Tutorials


TUTORIAL 1: openCypher: New Directions in Property Graph Querying

Organizers: Petra Selmer (Neo4j), Martin Junghanns (Neo4j & University of Leipzig)
Duration: 1,5 hours
Abstract: Cypher is a property graph query language that provides expressive and efficient querying of graph data. Originally designed and implemented within the Neo4j graph database, it is now being used by several industrial database products, as well as open-source and research projects. Since 2015, Cypher has been an open, evolving language, with the aim of becoming a fully-specified standard with many independent implementations.
We introduce Cypher and the property graph model, and then describe extensions -- either actively being developed or under discussion -- which will be incorporated into Cypher in the near future. These include (i) making Cypher into a fully compositional language by supporting multiple graphs and allowing graphs to be returned from queries; (ii) allowing for more complex patterns (based on regular path queries) to be expressed; and (iii) allowing for different pattern matching semantics -- homomorphism, relationship isomorphism (the current default) or node isomorphism -- to be configured at a query-by-query level.
A subset of the proposed Cypher language extensions has already been implemented on top of Apache Spark. In the tutorial, we will present our approach including an in-depth analysis of the challenges we faced. This includes mapping the property graph model to the Spark DataFrame abstraction and the translation of Cypher query operators into relational transformations. The tutorial will conclude with a demonstration based on a real-world graph analytical use case.


TUTORIAL 2: Recent Advances in Recommender Systems: Matrices, Bandits, and Blenders

Organizers: Georgia Koutrika (Athena Research Center, Greece)
Duration: 1.5 hours
Abstract: Recent years have witnessed an explosion in methods applied to solve the recommendation problem. Modern recommender systems have become increasingly more complex compared to their early content-based and collaborative filtering versions. In this tutorial, we will cover recent advances in recommendation methods, focusing on matrix factorization, multi-armed bandits, and methods for blending recommendations. We will also describe evaluation techniques, and outline open issues and challenges. The ultimate goal of this tutorial is to present a toolkit of new recommendation methods in perspective to data-related problems, and highlight opportunities and new research paths for researchers and practitioners that work on problems in the intersection of recommender systems and databases.
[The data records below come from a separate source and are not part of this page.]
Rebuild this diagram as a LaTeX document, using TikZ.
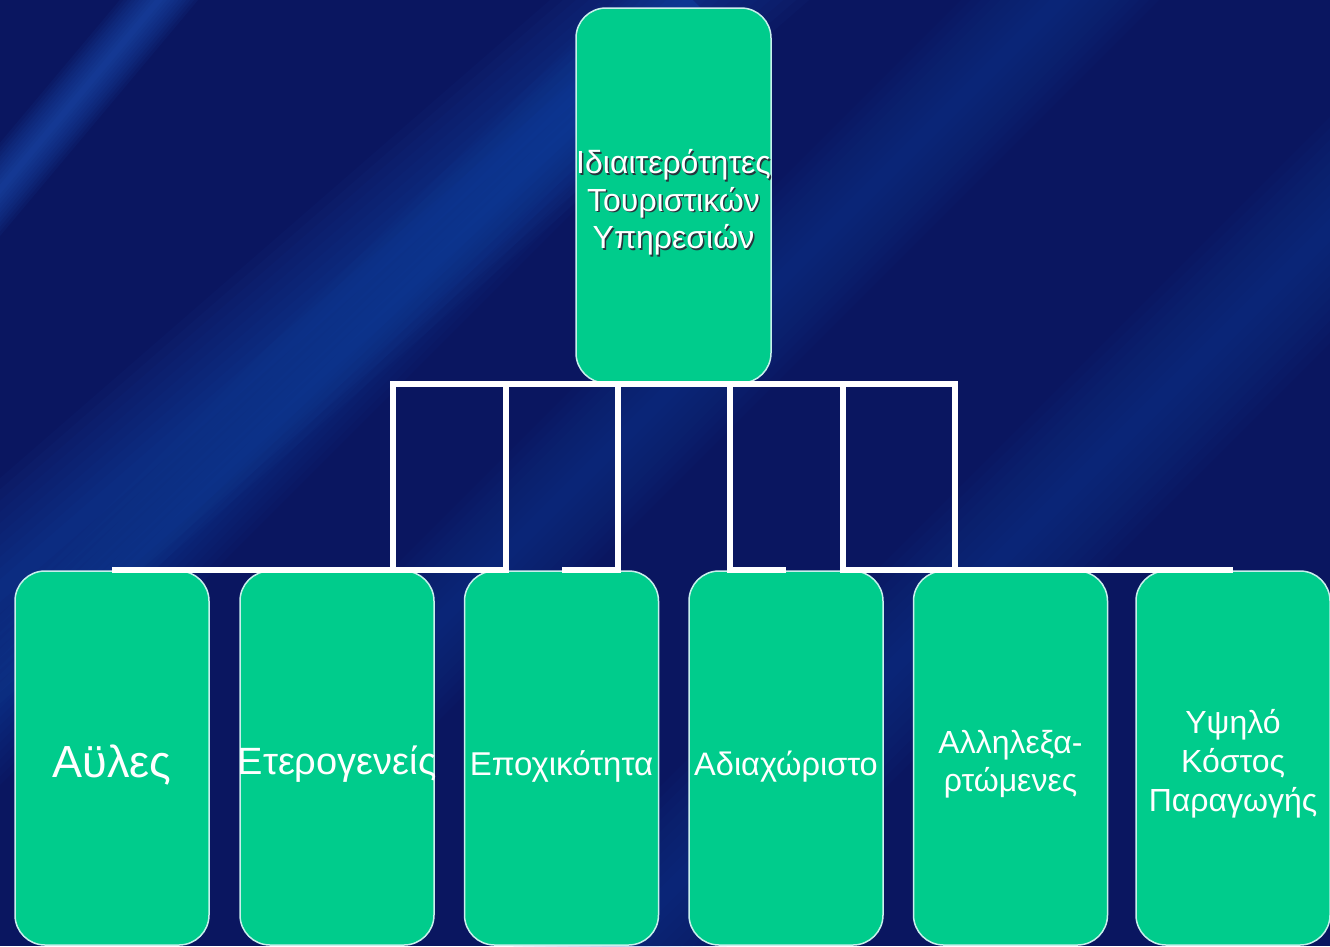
\documentclass[tikz,border=0pt]{standalone}
\usepackage{fontspec}
\setmainfont{Liberation Sans}
\definecolor{bgc}{RGB}{10,22,96}
\definecolor{streak}{RGB}{35,95,200}
\definecolor{boxfill}{RGB}{0,204,140}
\definecolor{boxline}{RGB}{200,240,236}
\definecolor{shcol}{RGB}{40,50,60}
\newcommand\shd[1]{\leavevmode\rlap{\kern1.5pt\raisebox{-1.5pt}{\textcolor{shcol}{#1}}}#1}
\newcommand\lbl[4]{\raisebox{-#4pt}[\height][\depth]{\makebox[0pt]{\fontsize{#1}{#2}\selectfont\begin{tabular}{@{}c@{}}#3\end{tabular}}}}
\newcommand\band[5]{%
  \begin{scope}[shift={(#1,#2)}, rotate=#3]
    \foreach \k in {1,...,10}{\fill[streak, opacity=#5] (-#4*\k/10,-900) rectangle (#4*\k/10,900);}
  \end{scope}}
\tikzset{
  box/.style={draw=boxline, line width=1.5pt, fill=boxfill, rounded corners=30pt,
    minimum width=194pt, minimum height=374pt, inner sep=0pt, text=white},
  conn/.style={draw=white, line width=6pt}
}
\begin{document}
\begin{tikzpicture}[x=1pt,y=-1pt]
\useasboundingbox (0,0) rectangle (1330,946);
\begin{scope}
  \clip (0,0) rectangle (1330,946);
  \fill[bgc] (0,0) rectangle (1330,946);
  \band{75}{100}{-40}{30}{0.07}
  \band{300}{330}{-49}{85}{0.045}
  \band{60}{640}{-45}{60}{0.04}
  \band{1000}{60}{-45}{70}{0.03}
  \band{1200}{360}{-45}{80}{0.03}
\end{scope}
% nodes
\node[box, minimum width=195pt, minimum height=375pt] (root) at (673.5,195.5)
  {\lbl{32}{37.5}{\shd{Ιδιαιτερότητες}\\ \shd{Τουριστικών}\\ \shd{Υπηρεσιών}}{8}};
\node[box] (c1) at (112,758) {\lbl{45}{50}{Αϋλες}{9}};
\node[box] (c2) at (337,758) {\lbl{38}{44}{Ετερογενείς}{8}};
\node[box] (c3) at (561.5,758) {\lbl{33}{38}{Εποχικότητα}{10}};
\node[box] (c4) at (786,758) {\lbl{32.5}{38}{Αδιαχώριστο}{10}};
\node[box] (c5) at (1010.5,758) {\lbl{32}{38}{Αλληλεξα-\\ ρτώμενες}{7}};
\node[box] (c6) at (1233,758) {\lbl{32}{39}{Υψηλό\\ Κόστος\\ Παραγωγής}{7}};
% connector columns
\coordinate (v1) at (393,0);
\coordinate (v2) at (506,0);
\coordinate (v3) at (618,0);
\coordinate (v4) at (730,0);
\coordinate (v5) at (843,0);
\coordinate (v6) at (955,0);
\foreach \i in {1,...,6}{
  \draw[conn] (root.south) -- (root.south -| v\i) |- (c\i.north);
}
\end{tikzpicture}
\end{document}
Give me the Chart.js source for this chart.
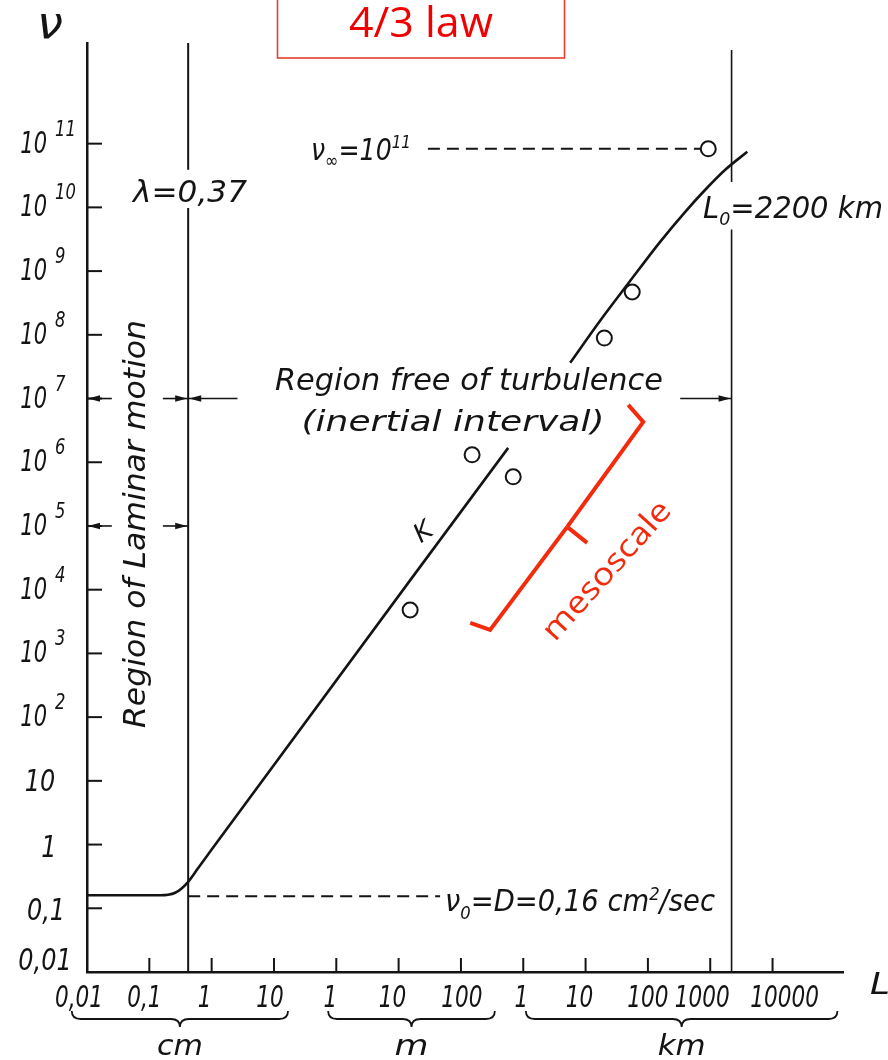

TUTORIAL 3: Interactive Exploration of Composite Items

Organizers: Sihem Amer-Yahia (CNRS, Univ. Grenoble Alpes), Senjuti Basu Roy (New Jersey Institute of Technology)
Duration: 1.5 hours
Abstract: Data exploration is seeing a renewed interest in the database community. With the rise of big data analytics, this area is growing to encompass not only approaches and algorithms to find the next best data items to explore but also interactivity, i.e. accounting for feedback from the data scientist during the exploration. Interactivity is essential to account for evolving needs during the exploration and also customize the discovery process. In this tutorial, we focus on the interactive exploration of Composite Items (CIs). We will first review applications and algorithms for CI formation (20mn). We then discuss two big research questions (50mn): (i) modes of exploration for CIs, and (ii) human-in-the-loop CIs. We will conclude with research directions (20mn).


TUTORIAL 4: Real-Time Data Management for Big Data

Organizers: Wolfram Wingerath (University of Hamburg, Germany), Felix Gessert (Baqend), and Norbert Ritter (University of Hamburg, Germany)
Duration: 1.5 hours
Abstract: Users have come to expect reactivity from mobile and web applications, i.e. they assume that changes made by other users become visible immediately. However, developers are challenged with building reactive applications on top of traditional pull-oriented databases, because they are ill-equipped to push new information to the client. Systems for data stream management and processing, on the other hand, are natively push-oriented and thus facilitate reactive behavior, but they do not follow the same collection-based semantics as traditional databases: Instead of database collections, stream-oriented systems are based on a notion of potentially unbounded sequences of data items.
In this tutorial, we survey and categorize the system space between pull-oriented databases and push-oriented stream management systems, using their respectively facilitated means of data retrieval as a reference point. A particular emphasis lies on the novel system class of real-time databases which combine the push-based access paradigm of stream-oriented systems with the collection-based query semantics of traditional databases. We explore why real-time databases deserve distinction in a separate system class and dissect their different architectures to highlight issues, derive open challenges, and discuss avenues for addressing them.